Seán Murray was born in 1898, the son of a small farmer in Cushendall, Co. Antrim. Though showing signs of being a brilliant pupil at Glenaan National School, he had to leave at the age of fourteen to work on his father’s and uncle’s farms. His teacher, Master McNamee, took a continuous interest in his education and introduced him to classical literature.
     As a youth Murray became interested in the national and labour movements. He joined the IRA, becoming commandant of the Antrim Battalion, which engaged in attacks on RIC barracks. In 1920, while on his way to join a flying column with his adjutant, Malcolm McKeegan, he was arrested by British forces and brought to Belfast Prison. He was later transferred to the Curragh Internment Camp, from which he was released on the declaration of the truce that preceded the Anglo-Irish Treaty of 1921.

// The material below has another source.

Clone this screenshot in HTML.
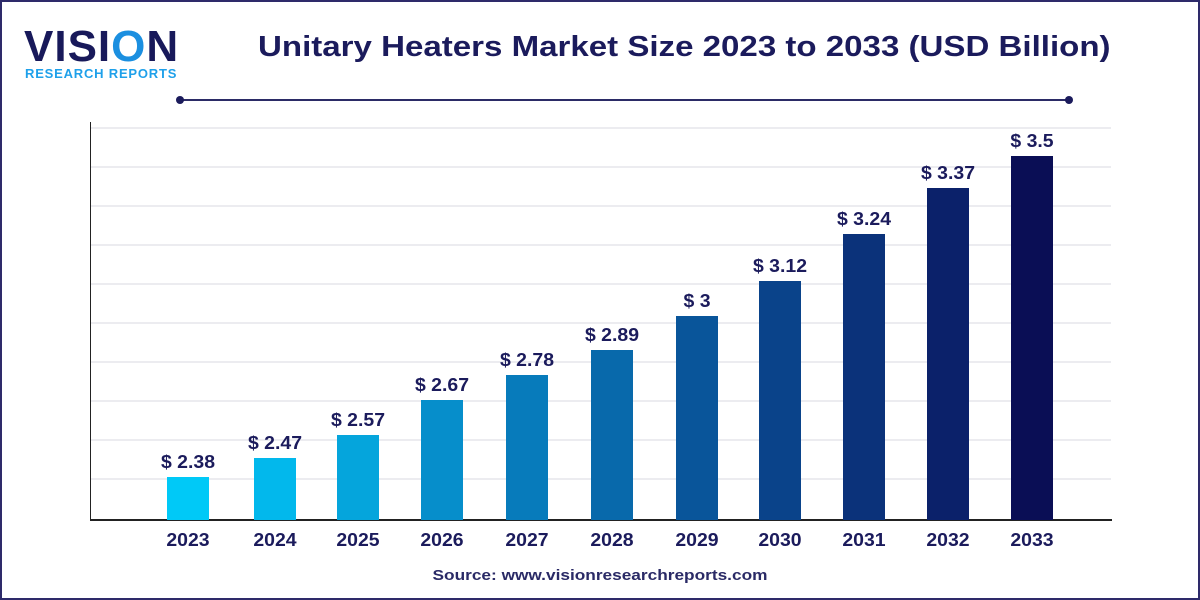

     In December 1922 Murray met Peadar O’Donnell for the first time; thereafter they became close friends and comrades in arms on the anti-Treaty side in the Civil War. Afterwards Murray emigrated to England, working for a period in the London docks and becoming a delegate to the London Trades Council and later its secretary.
     When he returned to Ireland he became organiser of the Irish Worker League, which had been formed by Jim Larkin. From 1928 to 1931 he was a student at the Lenin International School in Moscow, and when he returned to Ireland he became organiser of the Revolutionary Workers’ Groups. He was nearly burned alive in March 1933 when the head office of the RWG, Connolly House, in Great Strand Street, Dublin, was attacked and set alight by a mob incited by priests.
     On the foundation of the Communist Party of Ireland in June 1933 Seán Murray was elected general secretary. In October he was served with an expulsion order from the territory of Northern Ireland, which he refused to recognise; he continued to make many secret journeys there but was eventually arrested and jailed.
     Murray was general secretary of the CPI from 1933 to 1940 and national organiser from then until his death at the age of sixty-three in 1961. A man of great intellect as well as a prolific journalist, editor, and pamphleteer, he was an outstanding Marxist-Leninist scholar, with the specific ability to apply his revolutionary knowledge to Irish conditions.